Every week, we update our Best New Songs playlist with several tracks that catch our attention, then round up the best songs of each month in this segment. Here, in alphabetical order, are the best songs of November 2025.
Grace Ives, ‘Dance With Me’
Grace Ives’ ‘Dance With Me’ is a gift that keeps on giving, the kind of pop song that takes its time to build and relishes the payoff. The hook is simple and catchy enough: “Why don’t you come out and dance with me?/ Because it’s only the same when you’re next to me.” But the magic is in all the narrative details and musical touches she streaks across, working with producer Ariel Rechtshaid to really make the song come alive. It swings from the solitary image of quoting The Hours in the company of your cat (“Always the love and the years in between us”) to actually going out into the world, it feeling “bigger than we thought it would be.” The excitement bubbles and trickles from one place to the next, and you can only hope it’s bottled into a bigger project come 2026.
Jana Horn, ‘Go on, move your body’
Having completed a creative writing MFA in Charlottesville, Jana Horn is well aware of Joseph Campbell’s seminal work Power of Myth. On the lead single from her self-titled album, she stirs to mind one of its most famous quotes: “I say, follow your bliss and don’t be afraid, and doors will open where you didn’t know they were going to be.” She then counters pointedly: “But what do you follow when there’s no scent of it?” ‘Go on, move your body’, naturally, is about fighting through inertia, but it’s the rare song about aimlessness that doesn’t just emulate the feeling, but drifts through it, like a mind stuck in both memory and a body that’s got to get going. “Nothing compares to a thing already done,” she sings, obviously doing the thing.
Robber Robber, ‘Talkback’
We often want to have a sharper, more quick-witted retort than we can actually come up with in the moment. ‘Talkback’, Robber Robber’s first single for Fire Talk, zeroes in on that relatable feeling, but together with her bandmates, Nina Cates actually traces it in the body as opposed to analyzing what she should have said. “Settle back down cool again/ I shouldn’t bother, sucked back in,” she intones, but the band locks into the state of nervous embarrassment, the mind running the conversation back and twisting and returning without pause. Without quite shifting the tempo, they seem to relax as Cates acknowledges that the moment’s passed. Unlike her initial response, it certainly doesn’t fall flat.
Robyn, ‘Dopamine’
‘Dopamine’ is classic Robyn from its very first moments. As the singer’s first single in seven years, that’s particularly affirming, but it also rationalizes the pop euphoria – intertwined as it often is with lust – that she’s so well-versed in. “I know it’s just dopamine/ But it feels so real to me,” she sings over and over again, a human fact playfully juxtaposed with a robotic voice repeating what sounds like the word “dope.” (I know which part I’ll be singing when the song comes on the dancefloor.) But no amount of Giorgio Moroder-like synths can downplay the sheer emotionality of her voice, which becomes more nuanced, but no less Robyn, than its very first moments.
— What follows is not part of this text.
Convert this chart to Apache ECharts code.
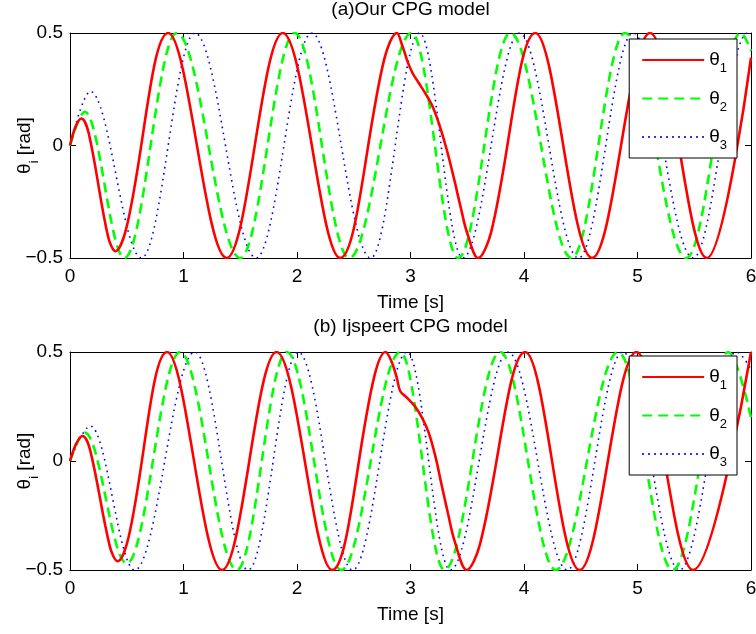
<!DOCTYPE html>
<html><head><meta charset="utf-8">
<script src="https://cdn.jsdelivr.net/npm/echarts@6/dist/echarts.min.js"></script>
<style>html,body{margin:0;padding:0;background:#fff}#c{width:756px;height:634px}</style>
</head><body><div id="c"></div>
<script>
// ---- data (time [s], angle [rad]) ----
const seriesNames = ['θ1', 'θ2', 'θ3'];
const panelTitles = ['(a)Our CPG model', '(b) Ijspeert CPG model'];
const xTickValues = [0, 1, 2, 3, 4, 5, 6];
const yTickValues = [-0.5, 0, 0.5];

// (a) Our CPG model
const ourTheta1 = [[0,0],[0.05,0.085],[0.10,0.12],[0.166,0.052],[0.334,-0.402],[0.40,-0.47],[0.50,-0.36],[0.865,0.5],[1.38,-0.5],[1.875,0.5],[2.38,-0.5],[2.77,0.386],[2.88,0.5],[2.93,0.44],[2.98,0.365],[3.02,0.32],[3.07,0.28],[3.14,0.224],[3.20,0.167],[3.26,0.083],[3.32,-0.02],[3.38,-0.14],[3.44,-0.27],[3.50,-0.39],[3.595,-0.5],[3.71,-0.386],[4.10,0.5],[4.60,-0.5],[5.11,0.5],[5.61,-0.5],[6.0,0.39]];
const ourTheta2 = [[0,0],[0.13,0.15],[0.48,-0.5],[0.94,0.5],[1.50,-0.5],[1.98,0.5],[2.46,-0.5],[3.01,0.5],[3.42,-0.5],[3.88,0.5],[4.42,-0.5],[4.89,0.5],[5.43,-0.5],[5.91,0.5],[6.0,0.42]];
const ourTheta3 = [[0,0],[0.18,0.24],[0.63,-0.5],[1.10,0.5],[1.64,-0.5],[2.13,0.5],[2.65,-0.5],[3.08,0.5],[3.46,-0.5],[3.96,0.5],[4.48,-0.5],[4.96,0.5],[5.49,-0.5],[5.97,0.5],[6.0,0.49]];

// (b) Ijspeert CPG model
const ijTheta1 = [[0,0],[0.055,0.08],[0.11,0.115],[0.178,0.049],[0.352,-0.394],[0.42,-0.46],[0.516,-0.35],[0.855,0.5],[1.34,-0.5],[1.82,0.5],[2.31,-0.5],[2.68,0.386],[2.78,0.5],[2.83,0.46],[2.88,0.38],[2.91,0.32],[2.97,0.29],[3.04,0.25],[3.10,0.20],[3.16,0.13],[3.22,0.02],[3.27,-0.10],[3.33,-0.24],[3.39,-0.37],[3.495,-0.5],[3.61,-0.386],[4.01,0.5],[4.49,-0.5],[4.99,0.5],[5.49,-0.5],[6.0,0.5]];
const ijTheta2 = [[0,0],[0.13,0.13],[0.50,-0.47],[0.97,0.5],[1.47,-0.5],[1.91,0.5],[2.39,-0.5],[2.91,0.5],[3.30,-0.5],[3.79,0.5],[4.28,-0.5],[4.83,0.5],[5.31,-0.5],[5.80,0.5],[6.0,0.2]];
const ijTheta3 = [[0,0],[0.18,0.16],[0.57,-0.5],[1.10,0.5],[1.57,-0.5],[2.01,0.5],[2.49,-0.5],[2.97,0.5],[3.35,-0.5],[3.86,0.5],[4.38,-0.5],[4.87,0.5],[5.37,-0.5],[5.87,0.5],[6.0,0.42]];

const panelData = [[ourTheta1, ourTheta2, ourTheta3], [ijTheta1, ijTheta2, ijTheta3]];

// ---- styling ----
const FONT = '"Liberation Sans", Arial, Helvetica, sans-serif';
const FS = 19;
const lineStyles = [
  {color: '#ff0000', width: 2.6, type: 'solid'},
  {color: '#00ff00', width: 2.6, type: [10, 6]},
  {color: '#0000ff', width: 1.6, type: [1.6, 4.4]}
];
// θ1 contains a perturbation shoulder -> free smoothing; θ2/θ3 are peak-to-peak -> x-monotone smoothing
const smoothMode = [null, 'x', 'x'];
const grids = [
  {left: 70, top: 33, width: 681, height: 225, outerBoundsMode: 'none', containLabel: false},
  {left: 70, top: 352, width: 681, height: 218, outerBoundsMode: 'none', containLabel: false}
];
const legendTops = [39, 356];
const titleY = [10, 327];

const chart = echarts.init(document.getElementById('c'), null, {renderer: 'canvas'});
const xAxis = [], yAxis = [], series = [], legend = [], graphic = [];
const axisLineStyle = {show: true, onZero: false, lineStyle: {color: '#000', width: 1}};
const tickStyle = {show: true, inside: true, length: 6, lineStyle: {color: '#000', width: 1}};
const minusFmt = v => (v < 0 ? '\u2212' + Math.abs(v) : String(v));

grids.forEach((g, i) => {
  xAxis.push({gridIndex: i, type: 'value', min: xTickValues[0], max: xTickValues[xTickValues.length-1], interval: 1,
    position: 'bottom', axisLine: axisLineStyle, axisTick: tickStyle, splitLine: {show: false},
    axisLabel: {show: true, margin: 9, color: '#000', fontFamily: FONT, fontSize: FS},
    name: 'Time [s]', nameLocation: 'middle', nameGap: 35, nameMoveOverlap: false,
    nameTextStyle: {color: '#000', fontFamily: FONT, fontSize: FS}});
  xAxis.push({gridIndex: i, type: 'value', min: 0, max: 6, interval: 1, position: 'top',
    axisLine: axisLineStyle, axisTick: tickStyle, splitLine: {show: false}, axisLabel: {show: false}});
  yAxis.push({gridIndex: i, type: 'value', min: yTickValues[0], max: yTickValues[yTickValues.length-1], interval: 0.5,
    position: 'left', axisLine: axisLineStyle, axisTick: tickStyle, splitLine: {show: false},
    axisLabel: {show: true, margin: 7, color: '#000', fontFamily: FONT, fontSize: FS, formatter: minusFmt},
    name: '{t|θ}{s|i}{t| [rad]}', nameLocation: 'middle', nameRotate: 90, nameGap: 29, nameMoveOverlap: false,
    nameTextStyle: {color: '#000', fontFamily: FONT, fontSize: FS,
      rich: {t: {fontFamily: FONT, fontSize: FS, color: '#000', lineHeight: 32},
             s: {fontFamily: FONT, fontSize: 13, color: '#000', lineHeight: 12, verticalAlign: 'bottom'}}}});
  yAxis.push({gridIndex: i, type: 'value', min: -0.5, max: 0.5, interval: 0.5, position: 'right',
    axisLine: axisLineStyle, axisTick: tickStyle, splitLine: {show: false}, axisLabel: {show: false}});

  panelData[i].forEach((d, k) => {
    const s = {name: seriesNames[k], type: 'line', xAxisIndex: 2*i, yAxisIndex: 2*i,
      data: d, smooth: 0.36, symbol: 'none', showSymbol: false, clip: true,
      lineStyle: lineStyles[k], itemStyle: {color: lineStyles[k].color},
      emphasis: {disabled: true}, animation: false, z: 3 - k};
    if (smoothMode[k]) s.smoothMonotone = smoothMode[k];
    series.push(s);
  });

  legend.push({orient: 'vertical', right: 19, top: legendTops[i], data: seriesNames,
    backgroundColor: '#fff', borderColor: '#000', borderWidth: 1, borderRadius: 0,
    padding: [9, 10, 6, 12], itemWidth: 62, itemHeight: 30, itemGap: 11.5, selectedMode: false,
    itemStyle: {opacity: 0, color: 'transparent', borderWidth: 0},
    formatter: n => '{t|θ}{s|' + n.slice(1) + '}',
    textStyle: {fontFamily: FONT, fontSize: FS, color: '#000',
      rich: {t: {fontFamily: FONT, fontSize: FS, color: '#000', lineHeight: 30},
             s: {fontFamily: FONT, fontSize: 13, color: '#000', lineHeight: 12, verticalAlign: 'bottom'}}}});

  graphic.push({type: 'text', x: g.left + g.width / 2, y: titleY[i],
    style: {text: panelTitles[i], fill: '#000', font: FS + 'px ' + FONT, align: 'center', verticalAlign: 'middle'}});
});

chart.setOption({animation: false, backgroundColor: '#fff', grid: grids, xAxis, yAxis, series, legend, graphic});
</script></body></html>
When she proclaims that “Nothing’s ever going to taste just as sweet/ As when it is just out of reach,” it sounds like she’s pulling it closer. It sounds like you can almost taste it.
underscores, ‘Do It’
I was late to the underscores hype, overlooking April Harper Grey’s 2023 album Wallsocket. But ever since her July single ‘Music’, I’ve been all in. Irrespective of the different strains of pop it joins together, ‘Do It’ is even more infectious. It pairs perfectly with the Robyn single, except Grey is playfully interrogating the conditions of a relationship as opposed to just diving in. “If you want it/ Better know that this ain’t gonna be the real thing,” she warns After all, there aren’t many things reserved for that realness, that absolute investment: “I’m married to the music,” she sings, and the best this suitor can hope for, in line with underscores’ ‘Music’, to catch the BPM.
Rosalía, ‘Reliquia’
Rosalía sings in 13 languages on LUX, but there’s something spine-chilling about her reverting to her native Spanish on ‘Reliquia’, a song that finds her breezing through world cities that have left a mark on her. The same way LUX regardless of how many of its languages you speak, ‘Reliquia’ feels like a personal map of memory no matter the extent to which you can project upon it, though I can’t help but be moved when she begins with Jerez, a birthplace of flamenco and the place where I lived when MOTOMAMI broke through. I have friends who maybe relate more to losing their temper in Berlin or running away from Florida. Rosalía memorializes all these places over a string arrangement that makes her sound like she’s hovering above the earth, not fully tied down to a single place but attached to so many. “We are dolphins jumping, going in and out/ Of the scarlet and shining hoop of time,” she sings – a rough translation, a half-shared understanding, the thing that brings us together.